**DIRECTION:** Starting at the top of the listing, extract every line up to and including the one with "(aliens) -- (quake);". Pictures stay out of the copy.
—————
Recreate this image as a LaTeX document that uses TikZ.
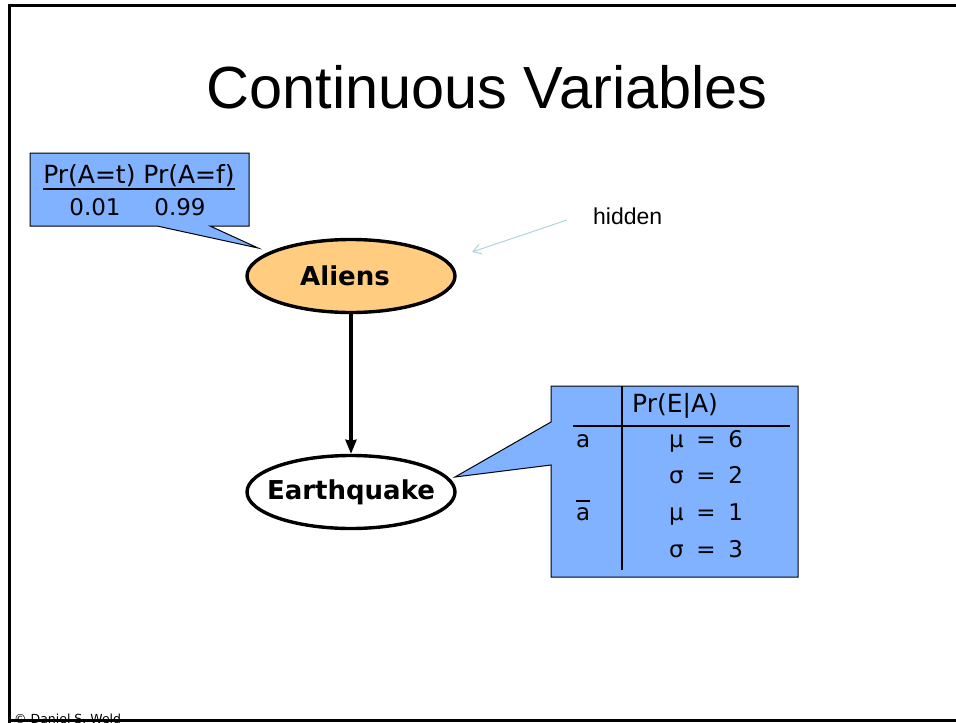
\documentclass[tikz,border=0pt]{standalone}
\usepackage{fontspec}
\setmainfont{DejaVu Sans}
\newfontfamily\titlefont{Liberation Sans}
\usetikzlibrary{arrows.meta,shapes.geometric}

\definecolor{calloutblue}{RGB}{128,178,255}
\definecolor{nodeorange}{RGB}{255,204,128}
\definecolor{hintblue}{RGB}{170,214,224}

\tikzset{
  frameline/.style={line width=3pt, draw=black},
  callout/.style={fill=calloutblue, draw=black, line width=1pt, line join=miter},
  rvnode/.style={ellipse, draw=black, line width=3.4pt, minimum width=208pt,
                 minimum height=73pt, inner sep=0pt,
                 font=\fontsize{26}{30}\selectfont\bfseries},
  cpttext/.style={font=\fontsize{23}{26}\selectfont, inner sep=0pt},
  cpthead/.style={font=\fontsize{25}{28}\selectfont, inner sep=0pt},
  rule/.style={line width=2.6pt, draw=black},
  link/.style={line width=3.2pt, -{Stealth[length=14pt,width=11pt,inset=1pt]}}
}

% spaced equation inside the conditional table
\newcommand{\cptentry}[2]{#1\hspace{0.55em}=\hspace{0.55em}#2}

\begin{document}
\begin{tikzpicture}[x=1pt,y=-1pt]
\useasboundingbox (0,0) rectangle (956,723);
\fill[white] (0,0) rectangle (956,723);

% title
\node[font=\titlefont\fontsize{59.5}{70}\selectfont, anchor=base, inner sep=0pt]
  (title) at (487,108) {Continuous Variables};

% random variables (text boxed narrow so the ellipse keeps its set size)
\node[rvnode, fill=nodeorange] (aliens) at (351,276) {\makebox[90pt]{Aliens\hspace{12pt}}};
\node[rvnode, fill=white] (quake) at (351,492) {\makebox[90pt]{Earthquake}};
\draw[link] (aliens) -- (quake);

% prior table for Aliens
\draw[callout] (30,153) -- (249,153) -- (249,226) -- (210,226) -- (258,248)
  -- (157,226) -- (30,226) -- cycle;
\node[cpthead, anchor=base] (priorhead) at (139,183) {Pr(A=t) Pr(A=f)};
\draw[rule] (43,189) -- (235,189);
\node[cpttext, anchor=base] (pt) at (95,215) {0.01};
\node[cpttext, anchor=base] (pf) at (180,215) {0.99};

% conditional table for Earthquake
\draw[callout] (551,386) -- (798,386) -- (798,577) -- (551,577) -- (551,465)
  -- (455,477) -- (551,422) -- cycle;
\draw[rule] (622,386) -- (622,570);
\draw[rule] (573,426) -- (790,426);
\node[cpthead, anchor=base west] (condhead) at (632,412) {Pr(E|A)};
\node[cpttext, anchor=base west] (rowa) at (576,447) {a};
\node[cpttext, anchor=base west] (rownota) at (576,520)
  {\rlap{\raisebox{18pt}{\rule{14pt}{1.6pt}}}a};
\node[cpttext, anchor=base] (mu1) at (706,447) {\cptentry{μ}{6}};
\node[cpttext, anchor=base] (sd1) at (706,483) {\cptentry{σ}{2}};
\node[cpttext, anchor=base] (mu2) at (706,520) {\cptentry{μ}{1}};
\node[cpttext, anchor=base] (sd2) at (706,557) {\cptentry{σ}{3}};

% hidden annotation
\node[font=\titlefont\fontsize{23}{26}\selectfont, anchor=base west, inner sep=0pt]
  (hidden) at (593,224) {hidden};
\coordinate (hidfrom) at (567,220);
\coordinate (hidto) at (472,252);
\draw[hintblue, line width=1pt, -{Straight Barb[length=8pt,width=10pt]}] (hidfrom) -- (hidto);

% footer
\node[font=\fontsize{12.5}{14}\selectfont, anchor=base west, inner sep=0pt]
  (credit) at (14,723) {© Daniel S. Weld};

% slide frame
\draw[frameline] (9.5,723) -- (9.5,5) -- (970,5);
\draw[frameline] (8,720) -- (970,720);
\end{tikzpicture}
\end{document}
—————
**THE REPLY:**
Recreate this image as a LaTeX document that uses TikZ.
\documentclass[tikz,border=0pt]{standalone}
\usepackage{fontspec}
\setmainfont{DejaVu Sans}
\newfontfamily\titlefont{Liberation Sans}
\usetikzlibrary{arrows.meta,shapes.geometric}

\definecolor{calloutblue}{RGB}{128,178,255}
\definecolor{nodeorange}{RGB}{255,204,128}
\definecolor{hintblue}{RGB}{170,214,224}

\tikzset{
  frameline/.style={line width=3pt, draw=black},
  callout/.style={fill=calloutblue, draw=black, line width=1pt, line join=miter},
  rvnode/.style={ellipse, draw=black, line width=3.4pt, minimum width=208pt,
                 minimum height=73pt, inner sep=0pt,
                 font=\fontsize{26}{30}\selectfont\bfseries},
  cpttext/.style={font=\fontsize{23}{26}\selectfont, inner sep=0pt},
  cpthead/.style={font=\fontsize{25}{28}\selectfont, inner sep=0pt},
  rule/.style={line width=2.6pt, draw=black},
  link/.style={line width=3.2pt, -{Stealth[length=14pt,width=11pt,inset=1pt]}}
}

% spaced equation inside the conditional table
\newcommand{\cptentry}[2]{#1\hspace{0.55em}=\hspace{0.55em}#2}

\begin{document}
\begin{tikzpicture}[x=1pt,y=-1pt]
\useasboundingbox (0,0) rectangle (956,723);
\fill[white] (0,0) rectangle (956,723);

% title
\node[font=\titlefont\fontsize{59.5}{70}\selectfont, anchor=base, inner sep=0pt]
  (title) at (487,108) {Continuous Variables};

% random variables (text boxed narrow so the ellipse keeps its set size)
\node[rvnode, fill=nodeorange] (aliens) at (351,276) {\makebox[90pt]{Aliens\hspace{12pt}}};
\node[rvnode, fill=white] (quake) at (351,492) {\makebox[90pt]{Earthquake}};
\draw[link] (aliens) -- (quake);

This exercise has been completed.